Judge candidates debate drug treatment, term limits [video]

Lookout Mountain Judicial Circuit Superior Court Judge incumbent candidate Ralph Van Pelt Jr. talks before a debate at Dade County Public Library on Thursday, April 19, 2018, in Trenton, Ga. Multiple candidates across several races were in attendance for the forum, which precedes the May 22 primary election.
Lookout Mountain Judicial Circuit Superior Court Judge incumbent candidate Ralph Van Pelt Jr. talks before a debate at Dade County Public Library on Thursday, April 19, 2018, in Trenton, Ga. Multiple candidates across several races were in attendance for the forum, which precedes the May 22 primary election.

TRENTON, Ga. - North Georgia judicial candidates on Thursday debated the best ways to help drug addicts.

Incumbent Ralph Van Pelt Jr. took the lead-a-horse-to-water technique. You bring a case to court, let the evidence play out, let a jury reach a verdict. If a defendant is guilty, and if that defendant is interested, you sentence him to a state-run substance abuse treatment center - that is, if his insurance or family can't cover the plan.

"Drug cases are something that are always going to be with us," he said during a debate Thursday night at the Dade County Public Library. "People continue to get addicted."

The best way to improve the problem? Van Pelt said the state should fund more substance abuse treatment centers, allowing people to get in faster rather than waiting for a couple of months in jail.

Van Pelt's challenger, Melissa Hise, believes the court system could be more aggressive. In particular, she pointed to accountability courts, a top priority of outgoing Gov. Nathan Deal. (From 2012-2016, state funding for these courts increased from $2.7 million to $23 million.)

The Lookout Mountain Judicial Circuit was one of the last regions in the state without an accountability court. But the judges implemented their first one last year, a drug court.

Hise, the founder of Four Points, a supervised visitation center for families, said the judges should bring more specialty courts to the region. She said they are already implementing a mental health court and a parental accountability court, which is supposed to work closely with parents who struggle to pay child support. She also wants to create a veterans court.

"We need to do more in doing our sentencing and our supervision so that we are addressing individual problems, instead of doing the same cookie-cutter thing that we've been doing all this time," she said.

The candidates will face each other in the May 22 election. The judge's race is nonpartisan. Van Pelt is a veteran in the circuit, practicing here since 1980. He worked as an assistant prosecutor, defense attorney and district attorney before Gov. Zell Miller appointed him to the superior court bench in 1996.

In addition to her work with Four Points, Hise has more recently worked in the Palmour Law Firm in Summerville, Ga. She said she practices primarily family law, but she has also worked real estate and employment discrimination cases. (She previously told the Times Free Press that she has never been the lead attorney on a jury trial.)
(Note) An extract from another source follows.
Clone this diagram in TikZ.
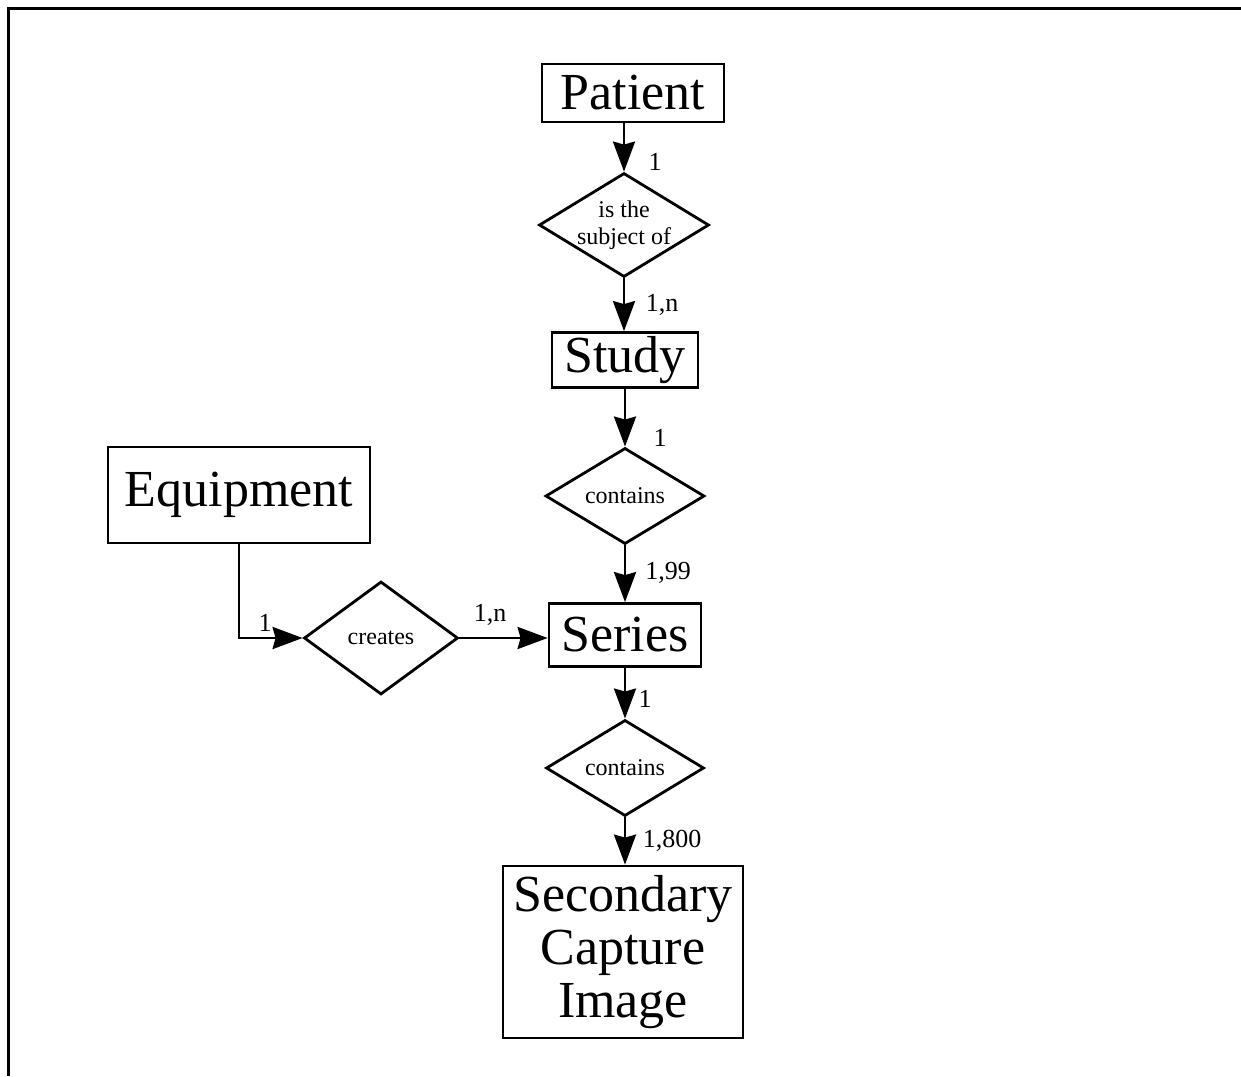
\documentclass[tikz,border=0pt]{standalone}
\usepackage{fontspec}
\setmainfont{Liberation Serif}
\usetikzlibrary{shapes.geometric,arrows.meta}

\tikzset{
  entity/.style={draw, line width=2.8pt, inner sep=0pt, align=center, font=\fontsize{52}{52}\selectfont},
  relation/.style={draw, diamond, line width=2.8pt, inner sep=0pt, align=center, font=\fontsize{24}{27}\selectfont},
  card/.style={inner sep=0pt, text height=18pt, text depth=0pt, font=\fontsize{26}{26}\selectfont},
  arr/.style={-{Stealth[length=30pt,width=22pt,inset=3pt]}, line width=2.8pt}
}

\begin{document}
\begin{tikzpicture}[x=1pt, y=-1pt]
                \useasboundingbox (0,0) rectangle (1241,1076);
                \draw[line width=3pt] (8,1076) -- (8,8) -- (1241,8);
                % entities
                \node[entity, minimum width=182, minimum height=58] (patient) at (633,93) {Patient};
                \node[entity, minimum width=146, minimum height=55] (study) at (625,360) {Study};
                \node[entity, minimum width=262, minimum height=96] (equipment) at (239,495) {Equipment};
                \node[entity, minimum width=152, minimum height=63] (series) at (625,635) {Series};
                \node[entity, minimum width=240, minimum height=172] (image) at (623,952) {Secondary\\[1pt]Capture\\[1pt]Image};
                % relations
                \node[relation, aspect=1.63, inner sep=-2pt, minimum width=170, minimum height=104] (subject) at (624,225) {is the\\subject of};
                \node[relation, minimum width=159, minimum height=91] (containsA) at (625,496) {contains};
                \node[relation, minimum width=154, minimum height=113] (creates) at (381,638) {creates};
                \node[relation, minimum width=158, minimum height=90] (containsB) at (625,768) {contains};
                % connectors
                \draw[arr] (patient.south -| subject.north) -- (subject.north);
                \draw[arr] (subject.south) -- (subject.south |- study.north);
                \draw[arr] (study.south) -- (containsA.north);
                \draw[arr] (containsA.south) -- (containsA.south |- series.north);
                \draw[arr] (equipment.south) |- (creates.west);
                \draw[arr] (creates.east) -- (creates.east -| series.west);
                \draw[arr] (series.south) -- (containsB.north);
                \draw[arr] (containsB.south) -- (containsB.south |- image.north);
                % cardinalities
                \node[card] (cardPatient) at (655,161) {1};
                \node[card] (cardStudy) at (662,302) {1,n};
                \node[card] (cardStudyA) at (660,437) {1};
                \node[card] (cardSeriesA) at (668,570) {1,99};
                \node[card] (cardEquip) at (265,622) {1};
                \node[card] (cardSeriesB) at (490,612) {1,n};
                \node[card] (cardSeries) at (645,698) {1};
                \node[card] (cardImage) at (672,838) {1,800};
            \end{tikzpicture}
\end{document}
Hise said her experience operating Four Points, a nonprofit, for 15 years prepares her to implement more accountability courts.

"I have the ability to help get these programs off the ground," she said. "To get them stable; to make sure that they're done correctly."

Van Pelt argued that his 22 years on the bench make him more effective.

"I'm fair," he said. "Every lawyer in this circuit knows I'll sit and listen until you're done talking. And I will hear people out. And then I will make a decision based on what the evidence and what the law is. That's what you have to do."

The two candidates also differed over term limits.

"There's this thing called elections that are term limits," Van Pelt said.

Hise said she initially was not in favor of limits like that. But while campaigning, she met with voters who believe judges should not sit on the bench for too long.

Ultimately, a decision on an issue like that rests in the Legislature, she said.

"You need new people coming in with new ideas and fresher ideas to keep you moving and to keep you from getting stagnant," she said.

A term limit would also affect the circuit's chief judge, Kristina Cook Graham, who has sat on the bench since 1992.

Local station KWN-TV hosted Thursday's debate.